Direction: Write out each line exactly as given. Leave the pictures out of your copy.

Data block:
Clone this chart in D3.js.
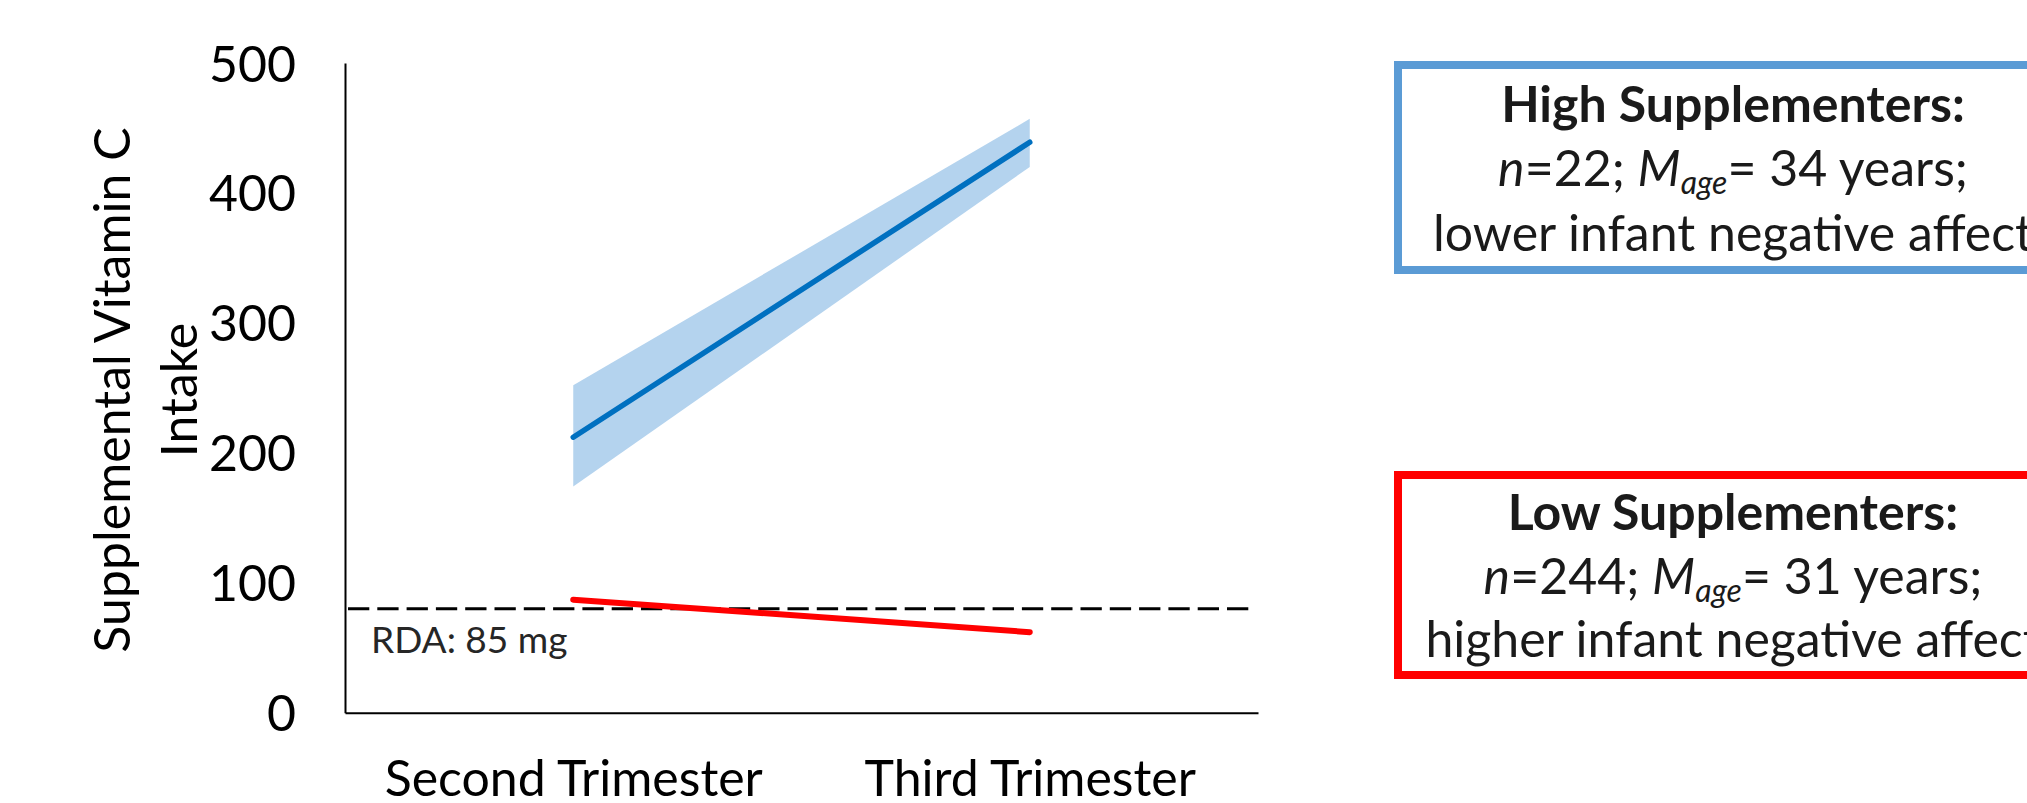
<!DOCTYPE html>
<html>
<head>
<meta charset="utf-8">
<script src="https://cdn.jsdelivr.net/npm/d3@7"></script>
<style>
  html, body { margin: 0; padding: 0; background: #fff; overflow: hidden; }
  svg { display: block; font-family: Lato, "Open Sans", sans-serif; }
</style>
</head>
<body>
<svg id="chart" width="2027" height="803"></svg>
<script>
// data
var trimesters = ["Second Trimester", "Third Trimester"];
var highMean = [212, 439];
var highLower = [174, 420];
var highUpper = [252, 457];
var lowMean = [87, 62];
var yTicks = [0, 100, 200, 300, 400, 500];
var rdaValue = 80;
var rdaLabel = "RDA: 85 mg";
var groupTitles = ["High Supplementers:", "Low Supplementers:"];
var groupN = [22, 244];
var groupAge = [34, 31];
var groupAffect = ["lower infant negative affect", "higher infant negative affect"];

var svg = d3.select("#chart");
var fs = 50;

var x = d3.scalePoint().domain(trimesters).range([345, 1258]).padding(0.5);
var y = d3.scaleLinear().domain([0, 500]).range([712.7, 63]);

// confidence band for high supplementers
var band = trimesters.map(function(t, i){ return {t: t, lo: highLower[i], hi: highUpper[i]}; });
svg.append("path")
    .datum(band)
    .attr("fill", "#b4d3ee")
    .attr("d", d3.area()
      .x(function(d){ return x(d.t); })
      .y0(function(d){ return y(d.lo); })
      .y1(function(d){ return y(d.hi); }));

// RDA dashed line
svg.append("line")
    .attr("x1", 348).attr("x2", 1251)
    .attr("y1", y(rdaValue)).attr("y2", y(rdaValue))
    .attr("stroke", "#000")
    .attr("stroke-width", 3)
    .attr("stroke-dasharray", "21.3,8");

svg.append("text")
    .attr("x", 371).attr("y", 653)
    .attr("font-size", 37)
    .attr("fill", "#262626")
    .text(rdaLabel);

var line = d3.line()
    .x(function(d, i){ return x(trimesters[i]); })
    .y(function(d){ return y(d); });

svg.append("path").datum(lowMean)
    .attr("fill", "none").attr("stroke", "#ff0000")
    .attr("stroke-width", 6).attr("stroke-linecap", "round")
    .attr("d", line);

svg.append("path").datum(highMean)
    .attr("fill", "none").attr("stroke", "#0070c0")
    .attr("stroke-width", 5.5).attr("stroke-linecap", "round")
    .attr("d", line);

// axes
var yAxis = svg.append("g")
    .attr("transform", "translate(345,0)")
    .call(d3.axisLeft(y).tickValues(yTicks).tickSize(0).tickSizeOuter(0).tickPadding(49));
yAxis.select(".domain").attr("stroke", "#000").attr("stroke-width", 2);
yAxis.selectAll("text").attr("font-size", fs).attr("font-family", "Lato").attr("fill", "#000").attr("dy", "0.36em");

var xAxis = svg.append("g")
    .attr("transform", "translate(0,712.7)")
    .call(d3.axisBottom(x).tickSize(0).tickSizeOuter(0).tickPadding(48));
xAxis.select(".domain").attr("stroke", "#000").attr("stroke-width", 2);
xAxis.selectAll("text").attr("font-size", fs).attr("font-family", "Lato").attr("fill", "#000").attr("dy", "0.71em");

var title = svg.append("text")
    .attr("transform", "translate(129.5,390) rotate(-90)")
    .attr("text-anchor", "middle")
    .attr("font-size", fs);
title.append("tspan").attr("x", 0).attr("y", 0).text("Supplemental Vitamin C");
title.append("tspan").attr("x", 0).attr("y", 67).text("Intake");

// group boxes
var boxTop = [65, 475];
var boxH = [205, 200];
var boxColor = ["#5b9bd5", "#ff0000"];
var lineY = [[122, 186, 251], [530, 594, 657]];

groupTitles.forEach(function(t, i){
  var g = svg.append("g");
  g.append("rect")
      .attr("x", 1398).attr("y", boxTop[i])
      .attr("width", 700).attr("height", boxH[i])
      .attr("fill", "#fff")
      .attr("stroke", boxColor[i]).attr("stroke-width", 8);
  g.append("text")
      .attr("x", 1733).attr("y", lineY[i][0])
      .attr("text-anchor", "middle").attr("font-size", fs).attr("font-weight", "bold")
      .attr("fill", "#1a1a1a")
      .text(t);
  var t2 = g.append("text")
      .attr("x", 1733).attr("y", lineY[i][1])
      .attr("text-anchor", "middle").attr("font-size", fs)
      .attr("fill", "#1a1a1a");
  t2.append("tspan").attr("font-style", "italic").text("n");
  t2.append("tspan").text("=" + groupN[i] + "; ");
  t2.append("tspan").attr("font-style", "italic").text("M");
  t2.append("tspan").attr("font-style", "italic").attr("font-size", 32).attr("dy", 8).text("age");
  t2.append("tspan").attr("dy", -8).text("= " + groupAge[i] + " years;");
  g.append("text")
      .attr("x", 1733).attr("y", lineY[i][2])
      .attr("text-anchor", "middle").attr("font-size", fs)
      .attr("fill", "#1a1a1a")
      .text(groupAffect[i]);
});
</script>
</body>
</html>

Answer:
Clone this chart in D3.js.
<!DOCTYPE html>
<html>
<head>
<meta charset="utf-8">
<script src="https://cdn.jsdelivr.net/npm/d3@7"></script>
<style>
  html, body { margin: 0; padding: 0; background: #fff; overflow: hidden; }
  svg { display: block; font-family: Lato, "Open Sans", sans-serif; }
</style>
</head>
<body>
<svg id="chart" width="2027" height="803"></svg>
<script>
// data
var trimesters = ["Second Trimester", "Third Trimester"];
var highMean = [212, 439];
var highLower = [174, 420];
var highUpper = [252, 457];
var lowMean = [87, 62];
var yTicks = [0, 100, 200, 300, 400, 500];
var rdaValue = 80;
var rdaLabel = "RDA: 85 mg";
var groupTitles = ["High Supplementers:", "Low Supplementers:"];
var groupN = [22, 244];
var groupAge = [34, 31];
var groupAffect = ["lower infant negative affect", "higher infant negative affect"];

var svg = d3.select("#chart");
var fs = 50;

var x = d3.scalePoint().domain(trimesters).range([345, 1258]).padding(0.5);
var y = d3.scaleLinear().domain([0, 500]).range([712.7, 63]);

// confidence band for high supplementers
var band = trimesters.map(function(t, i){ return {t: t, lo: highLower[i], hi: highUpper[i]}; });
svg.append("path")
    .datum(band)
    .attr("fill", "#b4d3ee")
    .attr("d", d3.area()
      .x(function(d){ return x(d.t); })
      .y0(function(d){ return y(d.lo); })
      .y1(function(d){ return y(d.hi); }));

// RDA dashed line
svg.append("line")
    .attr("x1", 348).attr("x2", 1251)
    .attr("y1", y(rdaValue)).attr("y2", y(rdaValue))
    .attr("stroke", "#000")
    .attr("stroke-width", 3)
    .attr("stroke-dasharray", "21.3,8");

svg.append("text")
    .attr("x", 371).attr("y", 653)
    .attr("font-size", 37)
    .attr("fill", "#262626")
    .text(rdaLabel);

var line = d3.line()
    .x(function(d, i){ return x(trimesters[i]); })
    .y(function(d){ return y(d); });

svg.append("path").datum(lowMean)
    .attr("fill", "none").attr("stroke", "#ff0000")
    .attr("stroke-width", 6).attr("stroke-linecap", "round")
    .attr("d", line);

svg.append("path").datum(highMean)
    .attr("fill", "none").attr("stroke", "#0070c0")
    .attr("stroke-width", 5.5).attr("stroke-linecap", "round")
    .attr("d", line);

// axes
var yAxis = svg.append("g")
    .attr("transform", "translate(345,0)")
    .call(d3.axisLeft(y).tickValues(yTicks).tickSize(0).tickSizeOuter(0).tickPadding(49));
yAxis.select(".domain").attr("stroke", "#000").attr("stroke-width", 2);
yAxis.selectAll("text").attr("font-size", fs).attr("font-family", "Lato").attr("fill", "#000").attr("dy", "0.36em");

var xAxis = svg.append("g")
    .attr("transform", "translate(0,712.7)")
    .call(d3.axisBottom(x).tickSize(0).tickSizeOuter(0).tickPadding(48));
xAxis.select(".domain").attr("stroke", "#000").attr("stroke-width", 2);
xAxis.selectAll("text").attr("font-size", fs).attr("font-family", "Lato").attr("fill", "#000").attr("dy", "0.71em");

var title = svg.append("text")
    .attr("transform", "translate(129.5,390) rotate(-90)")
    .attr("text-anchor", "middle")
    .attr("font-size", fs);
title.append("tspan").attr("x", 0).attr("y", 0).text("Supplemental Vitamin C");
title.append("tspan").attr("x", 0).attr("y", 67).text("Intake");

// group boxes
var boxTop = [65, 475];
var boxH = [205, 200];
var boxColor = ["#5b9bd5", "#ff0000"];
var lineY = [[122, 186, 251], [530, 594, 657]];

groupTitles.forEach(function(t, i){
  var g = svg.append("g");
  g.append("rect")
      .attr("x", 1398).attr("y", boxTop[i])
      .attr("width", 700).attr("height", boxH[i])
      .attr("fill", "#fff")
      .attr("stroke", boxColor[i]).attr("stroke-width", 8);
  g.append("text")
      .attr("x", 1733).attr("y", lineY[i][0])
      .attr("text-anchor", "middle").attr("font-size", fs).attr("font-weight", "bold")
      .attr("fill", "#1a1a1a")
      .text(t);
  var t2 = g.append("text")
      .attr("x", 1733).attr("y", lineY[i][1])
      .attr("text-anchor", "middle").attr("font-size", fs)
      .attr("fill", "#1a1a1a");
  t2.append("tspan").attr("font-style", "italic").text("n");
  t2.append("tspan").text("=" + groupN[i] + "; ");
  t2.append("tspan").attr("font-style", "italic").text("M");
  t2.append("tspan").attr("font-style", "italic").attr("font-size", 32).attr("dy", 8).text("age");
  t2.append("tspan").attr("dy", -8).text("= " + groupAge[i] + " years;");
  g.append("text")
      .attr("x", 1733).attr("y", lineY[i][2])
      .attr("text-anchor", "middle").attr("font-size", fs)
      .attr("fill", "#1a1a1a")
      .text(groupAffect[i]);
});
</script>
</body>
</html>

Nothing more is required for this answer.